Revoici par précaution

NUNHEAD (awp/afp) - "Je préfèrerais que mon bureau ne soit pas dans le salon", reconnaît Rachel Watson, consultante pour une société d'approvisionnement, qui travaille depuis son appartement avec vue sur le Shard, un célèbre gratte-ciel londonien, depuis le premier confinement en Angleterre il y a un an.

Avant la pandémie, cette Ecossaise de 34 ans se rendait presque tous les jours à son bureau dans la City, au coeur de Londres.

Alors que le Royaume-Uni, où la campagne de vaccination contre le Covid-19 avance rapidement, prévoit la levée de toutes les restrictions sanitaires à partir du 21 juin, elle espère pouvoir profiter du meilleur des deux mondes et travailler un peu chez elle, un peu au bureau.

Une formule plébiscitée par de plus en plus d'entreprises et d'employés. Le centre de réflexion Demos a constaté que 65% de la population active britannique a été forcée de passer au travail à domicile ou d'arrêter de travailler à cause de la pandémie, et que 79% des gens qui travaillent de la maison voulaient continuer après la levée des restrictions, à temps partiel ou à plein temps.

Et les entreprises semblent aussi y trouver leur compte, pour la productivité et le bien-être des employés, mais aussi pour faire des économies substantielles sur les loyers.

Des multinationales comme les banques HSBC et Nationwide, le cabinet d'audit PwC et la compagnie aérienne British Airways font partie des groupes qui envisagent une approche hybride, entre domicile et bureau.

HSBC vient d'annoncer mercredi à plus de 1.200 employés de ses centres d'appels la possibilité de travailler de la maison de manière permanente.

Rachel Watson remarque que le télétravail apporte "un meilleur équilibre entre la vie et le travail": au lieu de passer du temps dans des transports en commun bondés, elle a du temps à présent pour promener son chien ou faire d'autres activités.

Mais, depuis son bureau-salon encombré d'écrans et de pots de crayons, elle dit apprécier d'aller au bureau et d'avoir une "vraie séparation entre" ces deux espaces.

Son employeur a lancé en septembre une politique qui permet aux salariés de choisir comment et où ils veulent travailler à l'avenir.

La plupart des employés britanniques ont joué le jeu des directives gouvernementales et ont travaillé depuis leur maison pendant les trois confinements en Angleterre notamment.

Beaucoup ont cependant éprouvé des difficultés à le faire dans des logements souvent petits, jonglant entre les courses, le ménage, les enfants en éducation à distance, et des partenaires qui eux aussi accumulent les réunions bruyantes sur Zoom toute la journée.

Le patron de la banque d'investissement Goldman Sachs David Solomon a ainsi qualifié d'"aberration" le fait de travailler à la maison, tandis que le patron de sa rivale JPMorgan Jamie Dimon a estimé que cela avait un effet négatif sur la productivité.

Le banquier franco-russe Vladimir Olivier, 30 ans, retourne ainsi à son bureau de Londres une fois par semaine depuis février.

"Avant la pandémie je travaillais cinq jours par semaine au bureau et je voyageais beaucoup pour rencontrer des clients", a raconté à l'AFP cet employé de la Société Générale.

"Ce qui me manque le plus, c'est le contact humain.

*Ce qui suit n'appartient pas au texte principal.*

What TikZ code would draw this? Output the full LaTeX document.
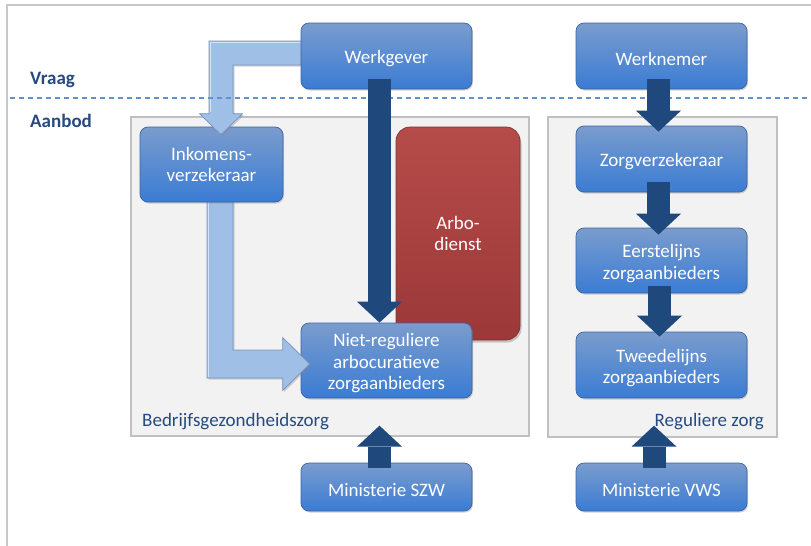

On ne fait pas ce travail (...) pour rester enfermé dans sa chambre toute la journée derrière un écran", raconte-t-il depuis son domicile de la capitale britannique.

"Ce qui rend parfois le travail supportable ou plaisant, c'est l'interaction avec des collègues ou amis du bureau", ajoute-t-il.

Le ministre des Finances britannique Rishi Sunak a enjoint les entreprises de ne pas abandonner le bureau pour de bon, par peur de voir les centres-villes désertés et les commerces qui y sont installés dépérir, à l'image de la City de Londres, poumon financier du pays, transformée en ville-fantôme pendant de longs mois.

Dans une enquête, la première instance patronale britannique, la CBI, constate que trois quarts des entreprises s'attendent à ce qu'une approche hybride du travail se généralise.

Pour Keith Cuthbertson, professeur de finance à City University London, le partage du travail entre maison et bureau peut "bénéficier aux employeurs comme aux employés, et c'est quelque chose d'enfin positif qui pourrait ressortir du choc économique de la pandémie".